━━ RECORDS PROVIDED ━━

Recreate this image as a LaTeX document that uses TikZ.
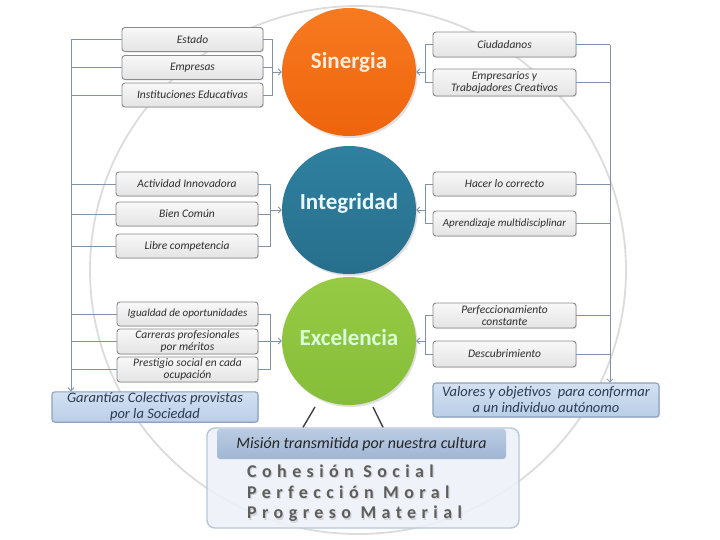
\documentclass[tikz,border=0pt]{standalone}
\usepackage{fontspec}
\setmainfont{Carlito}
\newfontfamily\spacedfont[LetterSpace=30]{Carlito}
\usetikzlibrary{shapes.geometric,arrows.meta,shadows}
\definecolor{arccol}{HTML}{DCDCDC}
\definecolor{linecol}{HTML}{7F93A8}
\definecolor{boxdraw}{HTML}{8A8A8A}
\definecolor{boxtop}{HTML}{F8F8F8}
\definecolor{boxbot}{HTML}{E4E4E4}
\definecolor{txtcol}{HTML}{2E2E2E}
\definecolor{bluetop}{HTML}{D3E1F2}
\definecolor{bluebot}{HTML}{BACEE7}
\definecolor{bluedraw}{HTML}{8DA2BC}
\definecolor{bluetxt}{HTML}{2A3B52}
\definecolor{orgtop}{HTML}{F77A20}
\definecolor{orgbot}{HTML}{EE640C}
\definecolor{tealtop}{HTML}{2F80A0}
\definecolor{tealbot}{HTML}{276F8C}
\definecolor{grntop}{HTML}{96CA44}
\definecolor{grnbot}{HTML}{86BE39}
\definecolor{panelfill}{HTML}{EDF2F9}
\definecolor{paneldraw}{HTML}{B7C7DA}
\definecolor{headtop}{HTML}{BACCE3}
\definecolor{headbot}{HTML}{A0B6D3}
\definecolor{spacedcol}{HTML}{5E5E5E}
\tikzset{
  gbox/.style={draw=boxdraw, line width=0.9pt, rounded corners=3pt,
    top color=boxtop, bottom color=boxbot,
    drop shadow={opacity=0.2, shadow xshift=1pt, shadow yshift=-1pt},
    minimum width=141pt, minimum height=24pt, inner sep=1pt, align=center,
    text=txtcol, font=\itshape\fontsize{11.5}{11.5}\selectfont},
  bluebox/.style={draw=bluedraw, line width=1.1pt, rounded corners=3pt,
    top color=bluetop, bottom color=bluebot,
    drop shadow={opacity=0.2, shadow xshift=1pt, shadow yshift=-1pt},
    inner sep=1pt, align=center, text=bluetxt,
    font=\itshape\fontsize{14.5}{16}\selectfont},
  disc/.style={ellipse, minimum width=134pt, minimum height=128pt, inner sep=0pt,
    drop shadow={opacity=0.25, shadow xshift=1.5pt, shadow yshift=-2pt}},
  disctext/.style={font=\bfseries\fontsize{23}{25}\selectfont, inner sep=0pt},
  conn/.style={draw=linecol, line width=0.8pt},
  arr/.style={conn, -{Straight Barb[length=3pt,width=6pt]}},
  spacedtext/.style={anchor=west, inner sep=0pt, text=spacedcol,
    font=\spacedfont\bfseries\fontsize{18}{20}\selectfont},
}
\begin{document}
\begin{tikzpicture}[x=1pt,y=-1pt]
\useasboundingbox (0,0) rectangle (720,539);
\fill[white] (0,0) rectangle (720,539);

% big background ring
\draw[arccol, line width=1.8pt] (358,270) ellipse [x radius=268pt, y radius=264pt];

% circles
\node[disc, top color=orgtop, bottom color=orgbot] (sin) at (349,72) {};
\node[disc, top color=tealtop, bottom color=tealbot] (int) at (349,210) {};
\node[disc, top color=grntop, bottom color=grnbot] (exc) at (349,341) {};
\node[disctext, text=white!85!orange] (sinT) at (349,62) {Sinergia};
\node[disctext, text=white!92!cyan] (intT) at (349,203) {Integridad};
\node[disctext, text=white!85!green] (excT) at (349,338) {Excelencia};

% left boxes
\node[gbox] (e1) at (192.5,39.5) {Estado};
\node[gbox] (e2) at (192.5,67.5) {Empresas};
\node[gbox] (e3) at (192.5,95) {Instituciones Educativas};
\node[gbox, minimum width=142pt] (i1) at (187,184) {Actividad Innovadora};
\node[gbox, minimum width=142pt] (i2) at (187,214) {Bien Común};
\node[gbox, minimum width=142pt] (i3) at (187,246) {Libre competencia};
\node[gbox] (x1) at (187.5,314) {\fontsize{11}{11}\selectfont Igualdad de oportunidades};
\node[gbox, minimum height=25pt] (x2) at (187.5,341.5) {Carreras profesionales\\por méritos};
\node[gbox, minimum height=25pt] (x3) at (187.5,369.5) {Prestigio social en cada\\ocupación};

% right boxes
\node[gbox, minimum width=143pt, minimum height=25pt] (r1) at (504.5,44.5) {Ciudadanos};
\node[gbox, minimum width=143pt, minimum height=27pt] (r2) at (504.5,82.5) {Empresarios y\\Trabajadores Creativos};
\node[gbox, minimum width=143pt] (j1) at (504.5,184) {Hacer lo correcto};
\node[gbox, minimum width=143pt, minimum height=25pt] (j2) at (504.5,223.5) {\fontsize{11}{11}\selectfont Aprendizaje multidisciplinar};
\node[gbox, minimum width=143pt, minimum height=25pt] (y1) at (504.5,315.5) {Perfeccionamiento\\constante};
\node[gbox, minimum width=143pt, minimum height=26pt] (y2) at (504.5,354) {Descubrimiento};

% result boxes
\node[bluebox, minimum width=206pt, minimum height=30pt] (gar) at (155,407) {Garantías Colectivas provistas\\por la Sociedad};
\node[bluebox, minimum width=226pt, minimum height=34pt] (val) at (546,400) {Valores y objetivos\ \ para conformar\\a un individuo autónomo};

% bottom panel
\node[draw=paneldraw, line width=1.4pt, rounded corners=8pt, fill=panelfill, fill opacity=0.88,
  minimum width=312pt, minimum height=100pt, inner sep=0pt] (pan) at (363,478) {};
\node[rounded corners=3pt, top color=headtop, bottom color=headbot,
  minimum width=289pt, minimum height=30pt, inner sep=0pt, text=black!85,
  font=\itshape\fontsize{16}{18}\selectfont] (head) at (361.5,444) {Misión transmitida por nuestra cultura};
\node[spacedtext, text=black!25, opacity=0.6] (s1) at (248.2,472.2) {Cohesión Social};
\node[spacedtext, text=black!25, opacity=0.6] (s2) at (248.2,493.2) {Perfección Moral};
\node[spacedtext, text=black!25, opacity=0.6] (s3) at (248.2,515.2) {Progreso Material};
\node[spacedtext] (t1) at (247,471) {Cohesión Social};
\node[spacedtext] (t2) at (247,492) {Perfección Moral};
\node[spacedtext] (t3) at (247,514) {Progreso Material};

% connectors from Excelencia to panel
\coordinate (c1) at (315,407);
\coordinate (c2) at (373,407);
\draw[black!75, line width=1.4pt] (c1) -- ([xshift=-12pt]c1 |- pan.north);
\draw[black!75, line width=1.4pt] (c2) -- ([xshift=10pt]c2 |- pan.north);

% left trunk
\coordinate (LT) at (71,39.5);
\draw[arr] (LT) -- (LT |- gar.north);
\foreach \n in {e1,e2,e3,i1,i2,i3,x1,x2,x3}{
  \draw[conn] (\n.west) -- (\n.west -| LT);
}
% right trunk
\coordinate (RT) at (610,44.5);
\draw[arr] (RT) -- (RT |- val.north);
\foreach \n in {r1,r2,j1,j2,y1,y2}{
  \draw[conn] (\n.east) -- (\n.east -| RT);
}

% left brackets
\coordinate (bS) at (272,0);
\coordinate (bI) at (270,0);
\draw[conn] (e1.east) -- (e1.east -| bS) -- (e3.east -| bS) -- (e3.east);
\draw[conn] (e2.east) -- (e2.east -| bS);
\draw[arr] (sin.west -| bS) -- (sin.west);
\draw[conn] (i1.east) -- (i1.east -| bI) -- (i3.east -| bI) -- (i3.east);
\draw[conn] (i2.east) -- (i2.east -| bI);
\draw[arr] (int.west -| bI) -- (int.west);
\draw[conn] (x1.east) -- (x1.east -| bI) -- (x3.east -| bI) -- (x3.east);
\draw[conn] (x2.east) -- (x2.east -| bI);
\draw[arr] (exc.west -| bI) -- (exc.west);

% right brackets
\coordinate (bR) at (425,0);
\draw[conn] (r1.west) -- (r1.west -| bR) -- (r2.west -| bR) -- (r2.west);
\draw[arr] (sin.east -| bR) -- (sin.east);
\draw[conn] (j1.west) -- (j1.west -| bR) -- (j2.west -| bR) -- (j2.west);
\draw[arr] (int.east -| bR) -- (int.east);
\draw[conn] (y1.west) -- (y1.west -| bR) -- (y2.west -| bR) -- (y2.west);
\draw[arr] (exc.east -| bR) -- (exc.east);
\end{tikzpicture}
\end{document}
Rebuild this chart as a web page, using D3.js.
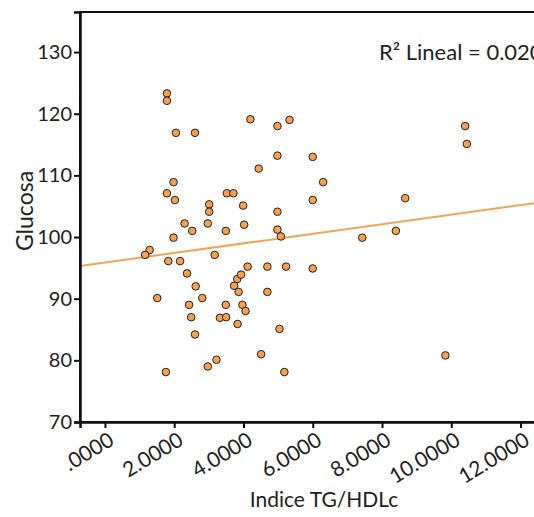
<!DOCTYPE html>
<html>
<head>
<meta charset="utf-8">
<script src="https://cdn.jsdelivr.net/npm/d3@7"></script>
<style>
  html, body { margin: 0; padding: 0; background: #fff; overflow: hidden; }
  svg { display: block; }
  text { font-family: Lato, "Open Sans", sans-serif; fill: #222; }
</style>
</head>
<body>
<div id="chart"></div>
<script>
// 数据：Indice TG/HDLc 与 Glucosa
const indiceTG = [
  1.79, 1.79, 2.05, 2.60, 4.20, 4.98, 5.33, 10.40, 10.45, 4.98,
  6.00, 4.44, 1.98, 6.30, 1.79, 2.02, 3.52, 3.71, 3.01, 3.01,
  3.99, 4.98, 6.00, 8.67, 2.30, 2.97, 4.02, 2.52, 3.49, 4.98,
  5.08, 1.98, 7.43, 8.40, 1.29, 1.16, 3.17, 1.83, 2.17, 2.37,
  2.62, 1.51, 2.81, 2.43, 2.49, 2.60, 1.76, 2.97, 3.22, 3.32,
  3.50, 3.49, 3.73, 3.82, 3.93, 4.12, 3.86, 3.97, 4.06, 3.83,
  4.51, 4.69, 4.69, 5.23, 6.00, 5.04, 5.18, 9.83
];
const glucosa = [
  123.3, 122.1, 116.9, 116.9, 119.1, 118.0, 119.0, 118.0, 115.1, 113.2,
  113.0, 111.1, 108.9, 108.9, 107.1, 106.0, 107.1, 107.1, 105.3, 104.1,
  105.1, 104.1, 106.0, 106.3, 102.2, 102.2, 102.0, 101.0, 101.0, 101.2,
  100.1, 99.9, 99.9, 101.0, 97.9, 97.1, 97.1, 96.1, 96.1, 94.1,
  92.0, 90.1, 90.1, 89.0, 87.0, 84.2, 78.1, 79.0, 80.1, 86.9,
  87.0, 89.0, 92.1, 93.2, 93.9, 95.2, 91.1, 89.0, 88.0, 85.9,
  81.0, 95.2, 91.1, 95.2, 94.9, 85.1, 78.1, 80.8
];
const xTicks = [0, 2, 4, 6, 8, 10, 12];
const yTicks = [70, 80, 90, 100, 110, 120, 130];
// 线性拟合
const fitIntercept = 95.87;
const fitSlope = 0.776;
const r2Label = "R² Lineal = 0.020";

const data = indiceTG.map((v, i) => ({ x: v, y: glucosa[i] }));

const width = 534;
const height = 517;
const plotLeft = 80;
const plotRight = 568;   // 右侧超出画面（原图被裁切）
const plotTop = 12;
const plotBottom = 422;

const svg = d3.select("#chart")
  .append("svg")
  .attr("width", width)
  .attr("height", height);

const x = d3.scaleLinear()
  .domain([-0.72, 13.37])
  .range([plotLeft, plotRight]);

const y = d3.scaleLinear()
  .domain([70, 136.5])
  .range([plotBottom, plotTop]);

// 外框（上、右）
svg.append("rect")
  .attr("x", plotLeft)
  .attr("y", plotTop)
  .attr("width", plotRight - plotLeft)
  .attr("height", plotBottom - plotTop)
  .attr("fill", "none")
  .attr("stroke", "#111")
  .attr("stroke-width", 2);

// 拟合线
svg.append("clipPath").attr("id", "plot-clip")
  .append("rect")
  .attr("x", plotLeft)
  .attr("y", plotTop)
  .attr("width", plotRight - plotLeft)
  .attr("height", plotBottom - plotTop);

const xd = x.domain();
svg.append("line")
  .attr("clip-path", "url(#plot-clip)")
  .attr("x1", x(xd[0]))
  .attr("y1", y(fitIntercept + fitSlope * xd[0]))
  .attr("x2", x(xd[1]))
  .attr("y2", y(fitIntercept + fitSlope * xd[1]))
  .attr("stroke", "#f5a455")
  .attr("stroke-width", 2);

// 散点
svg.append("g")
  .selectAll("circle")
  .data(data)
  .join("circle")
  .attr("cx", d => x(d.x))
  .attr("cy", d => y(d.y))
  .attr("r", 3.8)
  .attr("fill", "#f7a04f")
  .attr("stroke", "#222")
  .attr("stroke-width", 1);

// Y 轴
const yAxis = svg.append("g")
  .attr("transform", `translate(${plotLeft},0)`)
  .call(d3.axisLeft(y).tickValues(yTicks).tickSize(6).tickPadding(2).tickFormat(d3.format("d")));
yAxis.select(".domain").attr("stroke", "#111").attr("stroke-width", 2.5);
yAxis.selectAll(".tick line").attr("stroke", "#111").attr("stroke-width", 2);
yAxis.selectAll(".tick text")
  .attr("font-size", "20px")
  .style("font-family", "Lato, 'Open Sans', sans-serif")
  .attr("fill", "#222");

// X 轴
const xAxis = svg.append("g")
  .attr("transform", `translate(0,${plotBottom})`)
  .call(d3.axisBottom(x).tickValues(xTicks).tickSize(6).tickFormat(d => d === 0 ? ".0000" : d3.format(".4f")(d)));
xAxis.select(".domain").attr("stroke", "#111").attr("stroke-width", 2.5);
xAxis.selectAll(".tick line").attr("stroke", "#111").attr("stroke-width", 2);
xAxis.selectAll(".tick text")
  .attr("font-size", "21px")
  .style("font-family", "Lato, 'Open Sans', sans-serif")
  .attr("fill", "#222")
  .attr("text-anchor", "end")
  .attr("x", 0)
  .attr("y", 0)
  .attr("dy", "0")
  .attr("transform", "translate(10,22) rotate(-31)");

// 坐标轴标题
svg.append("text")
  .attr("x", 324)
  .attr("y", 507)
  .attr("text-anchor", "middle")
  .attr("font-size", "21px")
  .text("Indice TG/HDLc");

svg.append("text")
  .attr("transform", "translate(33,211) rotate(-90)")
  .attr("text-anchor", "middle")
  .attr("font-size", "23px")
  .text("Glucosa");

// R² 标注
svg.append("text")
  .attr("x", 379)
  .attr("y", 60)
  .attr("font-size", "22px")
  .text(r2Label);
</script>
</body>
</html>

━━━

### [DIRECTIVE]
Where a line holds the string "chart", copy that line.

### [SOLUTION FOR THIS EXERCISE]
Rebuild this chart as a web page, using D3.js.
<div id="chart"></div>
const svg = d3.select("#chart")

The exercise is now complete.